Body Corporate Quorums

Published:

25 May 26

Modified: 

25 May 26
Body Corporate Meeting

Before any decisions can be made at a body corporate meeting, one fundamental requirement must be met: a quorum. Without it, the meeting cannot legally proceed, and any resolutions passed may be invalid.

In simple terms, a quorum is the minimum level of attendance needed to ensure that decisions are made with enough owner representation behind them. It exists to protect fairness, accountability, and the integrity of the decision-making process within a scheme.

What is a Quorum?

A quorum is the minimum number of eligible voters required to be present at a general meeting before business can proceed.

If a quorum is not achieved within the required timeframe, the meeting is not properly constituted and must either be adjourned or proceed under special rules (where applicable).

How a Quorum is Formed

For most body corporate schemes, a quorum is determined by two key requirements:

1. Minimum physical attendance

At least two voters must be physically present at the meeting. However, if the scheme has two or fewer total voters, then one attendee is sufficient.

This requirement ensures that decisions are not made in isolation or without meaningful participation.

2. Minimum voting participation (25% rule)

In addition to physical presence, there must also be votes representing at least 25% of all eligible voters in the scheme.
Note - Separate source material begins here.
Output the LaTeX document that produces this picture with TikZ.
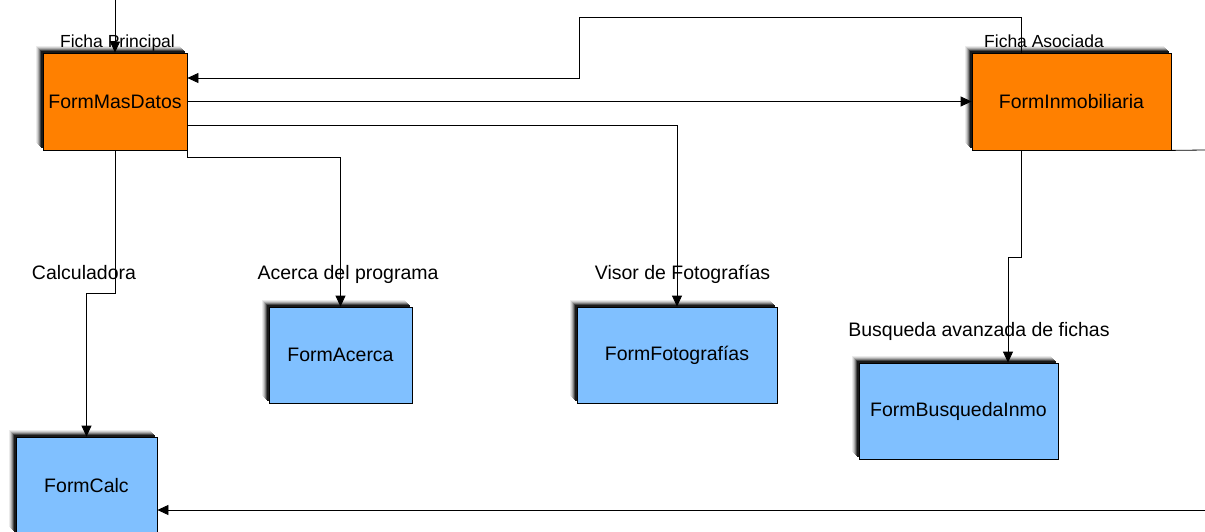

Because you cannot have a fraction of a voter, the number is rounded up to the nearest whole number.

For example:

  • 100 voters → 25 required
  • 86 voters → 22 required (21.5 rounded up)
  • 72 voters → 18 required
  • 62 voters → 16 required (15.5 rounded up)

Both conditions must be satisfied for a quorum to exist.

Who Counts as a Voter?

Determining the number of voters is not always as straightforward as counting lots. A ‘voter’ is an entity entitled to vote at the meeting, and this can differ from the number of owners.

Here are the considerations:

  • Unfinancial owners still count as voters when calculating the total number of voters, even though their voting rights may be restricted in some circumstances.
  • A lot owned by a company only counts as a voter if a valid representative has been appointed such as a corporate nominee, proxy, or power of attorney. If no representative is appointed, that lot may not be counted for quorum calculation purposes.
  • Multiple lots owned by one entity still generally count as a single voter.


To understand how this works in practice, consider a scheme with 100 lots:

  • If each lot is owned by a different individual → 100 voters
  • If one owner holds 15 lots → 86 voters
  • If 15 owners appoint the same representative → 72 voters
  • If 10 company-owned lots have no appointed representative → 62 voters
Counting Votes in a Quorum

These changes directly affect how many people must be present and how many votes are required for a quorum.

What Happens If There is No Quorum?

If a quorum is not reached within 30 minutes of the scheduled start time, the meeting cannot proceed as normal.

The options are:

  • The meeting is adjourned to the same place, time, and day in the following week, or
  • In some circumstances, it may proceed under reduced quorum rules.

At the adjourned meeting, if a quorum is still not present after 30 minutes, the attendees present are deemed to form a quorum. This means even a very small number of attendees, or potentially a single attendee, could validly pass resolutions.

Why the 25% Rule Matters

The 25% threshold ensures that decisions are not made by an unrepresentative minority. It balances practicality – so meetings can proceed without full attendance, with fairness – so outcomes reflect a meaningful portion of the scheme.

However, it also highlights a common issue in strata schemes: low participation can lead to decisions being made by a very small group of owners, especially at adjourned meetings.

Voting Rights and Financial Status

Once a quorum is achieved:

  • Eligible voters, including unfinancial owners in certain contexts, may participate in voting.
  • However, restrictions may apply depending on the type of resolution. For example, motions requiring a resolution without dissent or committee elections may restrict voting to financial lot owners only.

In summary

Quorums are not just a procedural formality. they are the foundation of valid decision-making in body corporate meetings. They ensure that outcomes reflect genuine participation from the scheme and help maintain legal and operational integrity.

Without a quorum, there is no meeting. And without a meeting, there are no valid decisions.